Veronica Antal (7 December 1935 - 24 August 1958) was a Romanian Roman Catholic professed member from the Secular Franciscan Order and member of the Militia Immaculatae. Antal was known for her strong faith and her love for the Mother of God; she had long desired to enter the religious life as a nun but settled on the Secular Franciscans after the communist regime suppressed convents and monasteries in Romania. She has been titled as the "Maria Goretti of Romania" due to the manner of her death similar to that of Maria Goretti. Called the "Martyr of Chastity" by the townspeople, she was beatified by Pope Francis in 2018 — the first Romanian woman to become a beata.

==Life==
Veronica Antal was born on 7 December 1935 in Botești as the first of four children to George and Eva; she received baptism on 8 December in her local parish from Father Felix Rafaelli. Her parents named her in honor of her paternal aunt who died at a tender age. Her parents spent so much time at work in the fields that her grandmother Zarafina raised her and instructed her in the faith; it was in her childhood her devotion to the Blessed Virgin manifested.

Her schooling was spent in her hometown from age seven where she earned good grades before leaving to join her parents to work in the fields. But it was when she was sixteen that she began manifesting a desire to enter a convent. Antal wanted also to help children. This never materialized because the communist regime had suppressed all convents and monasteries in Romania. Antal instead joined the Secular Franciscan Order (which her spiritual director Alois Donea advised her to) and then made a private vow of perpetual virginity.

Antal walked five miles to the nearest church just so that she could receive the Holy Communion. Antal also joined the Militia Immaculatae that Maximilian Kolbe founded. Not long before her death she began reading about Maria Goretti and confided later to two friends that she wished to act much like Goretti.
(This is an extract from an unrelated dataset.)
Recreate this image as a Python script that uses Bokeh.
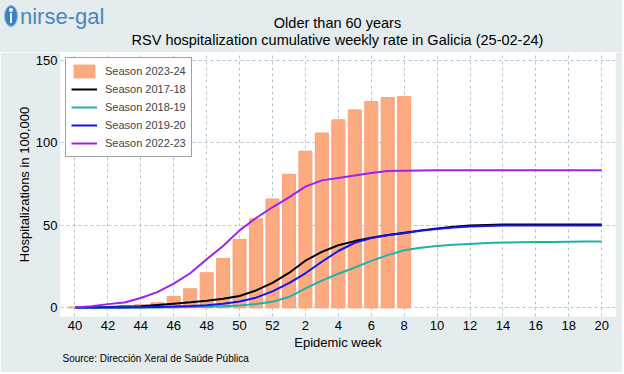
from bokeh.plotting import figure
from bokeh.models import FixedTicker, Title, Legend, Div
from bokeh.layouts import column
from bokeh.embed import file_html
from bokeh.resources import INLINE

# ---- data ----
weeks = [40, 41, 42, 43, 44, 45, 46, 47, 48, 49, 50, 51, 52,
         1, 2, 3, 4, 5, 6, 7, 8, 9, 10, 11, 12, 13, 14, 15, 16, 17, 18, 19, 20]
season_2023_24 = [0.5, 0.6, 0.8, 1.2, 1.9, 3.1, 7.0, 11.6, 21.3, 30.0, 41.5, 54.0, 66.0,
                  81.0, 95.0, 106.0, 114.0, 120.0, 125.0, 127.5, 128.0]
season_2017_18 = [0.2, 0.3, 0.5, 0.8, 1.0, 1.8, 2.6, 3.4, 4.3, 5.5, 7.2, 10.6, 15.2,
                  21.2, 28.6, 34.0, 38.0, 40.5, 42.5, 44.2, 45.6, 47.0, 48.2, 49.2, 49.9,
                  50.3, 50.5, 50.6, 50.6, 50.6, 50.6, 50.6, 50.6]
season_2018_19 = [0.0, 0.1, 0.1, 0.2, 0.2, 0.3, 0.4, 0.5, 0.7, 1.0, 1.5, 2.4, 3.7,
                  6.6, 11.8, 16.5, 20.7, 24.5, 28.5, 32.0, 35.0, 36.5, 37.5, 38.3, 38.8,
                  39.3, 39.6, 39.8, 40.0, 40.0, 40.1, 40.2, 40.3]
season_2019_20 = [0.1, 0.2, 0.2, 0.3, 0.4, 0.6, 0.8, 1.1, 1.6, 2.5, 3.9, 6.2, 10.0,
                  15.0, 21.0, 28.0, 34.5, 39.5, 42.3, 44.0, 45.3, 46.7, 47.9, 48.8, 49.4,
                  49.7, 49.9, 50.0, 50.0, 50.0, 50.0, 50.0, 50.0]
season_2022_23 = [0.3, 1.0, 2.3, 3.3, 6.0, 9.6, 14.7, 21.0, 29.5, 37.5, 47.0, 54.5, 61.0,
                  67.0, 73.5, 77.3, 78.8, 80.3, 81.8, 83.0, 83.2, 83.3, 83.4, 83.4, 83.5,
                  83.5, 83.5, 83.5, 83.5, 83.5, 83.5, 83.5, 83.5]
y_ticks = [0, 50, 100, 150]

idx = list(range(len(weeks)))
tick_idx = idx[::2]
labels = {i: str(weeks[i]) for i in tick_idx}

FONT = "Liberation Sans"
BG = "#E4ECEE"
W = 622

# ---------- header (logo + titles) as HTML text ----------
header_html = f"""
<div style="position:relative;width:{W}px;height:52px;background:{BG};
 font-family:'Liberation Sans',Arial,sans-serif;color:#000;overflow:hidden;">
  <div style="position:absolute;left:4px;top:5px;width:14px;height:22px;border-radius:50%;
   background:#3A80C8;border:1px solid #8CBBE6;box-sizing:border-box;"></div>
  <div style="position:absolute;left:9px;top:8px;width:4px;height:4px;border-radius:50%;background:#fff;"></div>
  <div style="position:absolute;left:10px;top:13px;width:2px;height:10px;background:#fff;"></div>
  <div style="position:absolute;left:20px;top:4px;font-size:22px;line-height:26px;
   color:#4A86BE;white-space:nowrap;">nirse-gal</div>
  <div style="position:absolute;left:60px;width:555px;top:15px;font-size:14.5px;
   line-height:16px;text-align:center;white-space:nowrap;">Older than 60 years</div>
  <div style="position:absolute;left:60px;width:555px;top:32px;font-size:14.5px;
   line-height:16px;text-align:center;white-space:nowrap;">RSV hospitalization cumulative weekly rate in Galicia (25-02-24)</div>
</div>
"""
hdr = Div(text=header_html, width=W, height=52, margin=0)

# ---------- main chart ----------
p = figure(frame_width=555, frame_height=264,
           x_range=(-0.88, 32.84), y_range=(-5.2, 154.8),
           output_backend="svg", toolbar_location=None,
           min_border_left=60, min_border_right=7,
           min_border_top=0, min_border_bottom=56)
p.background_fill_color = "white"
p.border_fill_color = BG
p.outline_line_color = None

src = Title(text="Source: Dirección Xeral de Saúde Pública", align="left",
            text_font=FONT, text_font_size="10px", text_font_style="normal",
            text_color="#000000", standoff=-4, offset=2)
p.add_layout(src, "below")

r_bar = p.vbar(x=idx[:len(season_2023_24)], top=season_2023_24, width=0.79, bottom=0,
               fill_color="#FDAA80", line_color="#FBA077", line_width=1)
r1 = p.line(idx, season_2017_18, line_color="#000000", line_width=2)
r2 = p.line(idx, season_2018_19, line_color="#20B2AA", line_width=2)
r3 = p.line(idx, season_2019_20, line_color="#1414F0", line_width=2)
r4 = p.line(idx, season_2022_23, line_color="#A020F0", line_width=2)

legend = Legend(items=[("Season 2023-24", [r_bar]), ("Season 2017-18", [r1]),
                       ("Season 2018-19", [r2]), ("Season 2019-20", [r3]),
                       ("Season 2022-23", [r4])],
                location="top_left")
legend.margin = 5
legend.padding = 5
legend.spacing = 2
legend.glyph_height = 16
legend.glyph_width = 26
legend.label_standoff = 8
legend.label_text_font = FONT
legend.label_text_font_size = "11px"
legend.border_line_color = "#444444"
legend.border_line_width = 1
legend.background_fill_color = "white"
legend.background_fill_alpha = 1
p.add_layout(legend)

ticker = FixedTicker(ticks=tick_idx)
p.xaxis.ticker = ticker
p.xaxis.major_label_overrides = labels
p.yaxis.ticker = FixedTicker(ticks=y_ticks)
for ax in (p.xaxis, p.yaxis):
    ax.axis_line_color = None
    ax.major_tick_line_color = None
    ax.minor_tick_line_color = None
    ax.major_tick_out = 0
    ax.major_tick_in = 0
    ax.major_label_text_font = FONT
    ax.major_label_text_font_size = "13px"
    ax.major_label_text_color = "#000000"
    ax.axis_label_text_font = FONT
    ax.axis_label_text_font_size = "13px"
    ax.axis_label_text_font_style = "normal"
    ax.axis_label_text_color = "#000000"
p.xaxis.axis_label = "Epidemic week"
p.yaxis.axis_label = "Hospitalizations in 100,000"
p.xaxis.major_label_standoff = 4
p.xaxis.axis_label_standoff = 2
p.yaxis.major_label_standoff = 3
p.yaxis.axis_label_standoff = 1

p.xgrid.ticker = ticker
p.ygrid.ticker = FixedTicker(ticks=y_ticks)
for g in (p.xgrid, p.ygrid):
    g.grid_line_color = "#B3C7CC"
    g.grid_line_dash = "3 3"
    g.grid_line_width = 1

layout = column(hdr, p, spacing=0)

html = file_html(layout, INLINE)
html = html.replace("<body>", '<body style="background-color:%s;">' % BG, 1)
open("out.html", "w").write(html)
On the evening of 24 August 1958 she returned from her local parish after having just received the Confirmation from Petru Pleșca when Pavel Mocanu began to harass her en route home. He made indecent proposals to her and then attacked her in a vain effort to rape her. But Antal fended him off to the point he stabbed her to death with a knife 42 times. Her parents grew alarmed that she had not returned home so searched for her. Labourers en route to work discovered her corpse in the middle of a field on 26 August and discovered one of her rosaries clasped in her hands. Her face was downwards covered in blood with a cross of corn pods on her back. Her funeral was celebrated on 27 August. One friend present with Antal during the Confirmation said that "Veronica seemed pale and downcast" and later had a meal with one friend before the friends left and Antal travelled home.

==Beatification==
The beatification process opened under Pope John Paul II on 10 July 2003 after the Congregation for the Causes of Saints issued the official "nihil obstat" (nothing against) edict and titled Antal as a Servant of God; the diocesan process was held in Iași from 25 November 2003 until 12 November 2006.

Pope Francis confirmed Veronica Antal's beatification on 26 January 2018 after determining that she died "in defensum castitatis". Her beatification was celebrated in Romania on 22 September 2018 with Cardinal Giovanni Angelo Becciu presiding on the pope's behalf. The postulator for this cause is the Franciscan friar Damian-Gheorghe Pătrașcu.